Testimonianze dolorose che come familiari delle Vittime del Dovere sono state ascoltate in diretta dal Viceprefetto Edoardo D’Alascio, dell’Ufficio Legislativo del Ministero dell’Interno, e dalle numerose autorità presenti in alta uniforme in rappresentanza dell’Arma dei Carabinieri, dell’Aeronautica (corpo a cui appartiene il segretario nazionale dell’Associazione, Alessandro Luzzi, orfano del Maresciallo Scelto dell’Aeronautica Militare Lido Luzzi), della Guardia di Finanza e dei Vigili del Fuoco che hanno ricevuto il dono dell’Associazione dalle mani del presidente dell’Associazione Polizia di Stato, Angelo Gallo.

L’assessore Giovanna Bonanno, del Comune di Pisa, con deleghe tra le altre alla Sicurezza cittadina, Polizia Municipale, Contrasto alle mafie e Cultura della legalità, si è impegnata pubblicamente ad offrire il contributo dell’Amministrazione per consentire una chiarezza nella legislazione per il rispetto delle vittime di Stato adeguata, per una equa tutela dei familiari dei servitori dello Stato e per dare un contributo fattivo per ricordare, nella memoria collettiva, chi è caduto vittima del dovere.

Un convegno molto importante

Il convegno nazionale “Vittime del Dovere” del 2 ottobre, a Pisa, è stato interamente videoregistrato.

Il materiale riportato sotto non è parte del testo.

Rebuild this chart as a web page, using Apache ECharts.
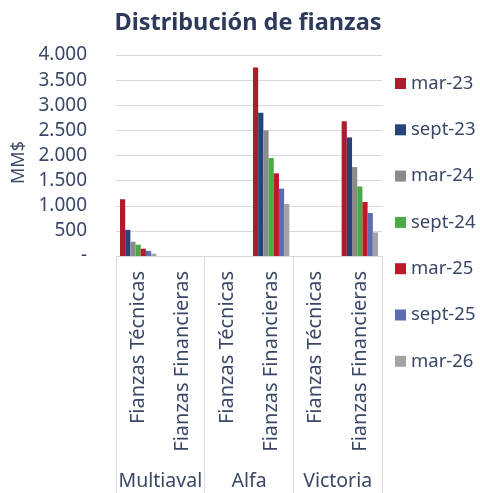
<!DOCTYPE html>
<html>
<head>
<meta charset="utf-8">
<script src="https://cdn.jsdelivr.net/npm/echarts@6/dist/echarts.min.js"></script>
<style>
  html, body { margin: 0; padding: 0; background: #fff; }
  #chart { width: 480px; height: 493px; }
</style>
</head>
<body>
<div id="chart"></div>
<script>
// categorias (tipo de fianza) y grupos (afianzadora)
const tipos = ['Fianzas Técnicas', 'Fianzas Financieras', 'Fianzas Técnicas', 'Fianzas Financieras', 'Fianzas Técnicas', 'Fianzas Financieras'];
const grupos = ['Multiaval', 'Alfa', 'Victoria'];
const periodos = ['mar-23', 'sept-23', 'mar-24', 'sept-24', 'mar-25', 'sept-25', 'mar-26'];

// MM$ por periodo, en el orden de "tipos"
const mar23 = [1130, 0, 0, 3750, 0, 2680];
const sept23 = [520, 0, 0, 2850, 0, 2360];
const mar24 = [285, 0, 0, 2500, 0, 1770];
const sept24 = [225, 0, 0, 1950, 0, 1385];
const mar25 = [145, 0, 0, 1645, 0, 1075];
const sept25 = [100, 0, 0, 1340, 0, 855];
const mar26 = [45, 0, 0, 1035, 0, 470];

const valores = [mar23, sept23, mar24, sept24, mar25, sept25, mar26];
const colores = ['#ad1c2b', '#264478', '#8a8a8a', '#4aab46', '#c0172a', '#5b6cb0', '#a3a3a3'];

const txt = '#3a4766';
const fuente = 'Noto Sans';

const chart = echarts.init(document.getElementById('chart'));

chart.setOption({
  animation: false,
  textStyle: { fontFamily: fuente },
  title: {
    text: 'Distribución de fianzas',
    left: 243,
    textAlign: 'center',
    top: 6,
    textStyle: { fontSize: 23.5, fontWeight: 'bold', color: '#2e3a5c', fontFamily: fuente }
  },
  legend: {
    orient: 'vertical',
    left: 390,
    top: 69,
    itemWidth: 11,
    itemHeight: 11,
    itemGap: 27.3,
    icon: 'rect',
    textStyle: { fontSize: 18.5, color: txt, fontFamily: fuente },
    data: periodos
  },
  grid: { left: 116, right: 98, top: 55, bottom: 237 },
  yAxis: {
    type: 'value',
    min: 0,
    max: 4000,
    interval: 500,
    name: 'MM$',
    nameLocation: 'middle',
    nameRotate: 90,
    nameGap: 88,
    nameTextStyle: { fontSize: 18, color: txt, padding: [0, 14, 0, 0] },
    axisLine: { show: false },
    axisTick: { show: false },
    splitLine: { lineStyle: { color: '#d9d9d9', width: 1 } },
    axisLabel: {
      margin: 29,
      fontSize: 19,
      color: txt,
      formatter: function (v) {
        if (v === 0) return '-';
        return String(v).replace(/\B(?=(\d{3})+(?!\d))/g, '.');
      }
    }
  },
  xAxis: [
    {
      type: 'category',
      data: tipos,
      position: 'bottom',
      axisLine: { lineStyle: { color: '#d9d9d9' } },
      axisTick: { show: false },
      axisLabel: { interval: 0, rotate: 90, fontSize: 20, color: txt, margin: 15 }
    },
    {
      type: 'category',
      data: grupos,
      position: 'bottom',
      axisLine: { show: false },
      axisTick: { show: true, length: 237, lineStyle: { color: '#d9d9d9' } },
      axisLabel: { interval: 0, fontSize: 19.5, color: txt, margin: 215 }
    }
  ],
  series: periodos.map(function (p, i) {
    return {
      name: p,
      type: 'bar',
      xAxisIndex: 0,
      data: valores[i],
      barGap: '0%',
      barCategoryGap: '18%',
      itemStyle: { color: colores[i] }
    };
  })
});
</script>
</body>
</html>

Degli ultimi due interventi, molto lunghi, approfonditi ed articolati, sia dell’ex magistrato Carlo Palermo (“Il diritto delle vittime alla verità”) che della dottoressa Loretta Bolgan (“Le particolari condizioni ambientali e operative: il rischio derivante dall’esposizione a particolari fattori dal possibile effetto patogeno”) ne daremo conto in un prossimo articolo.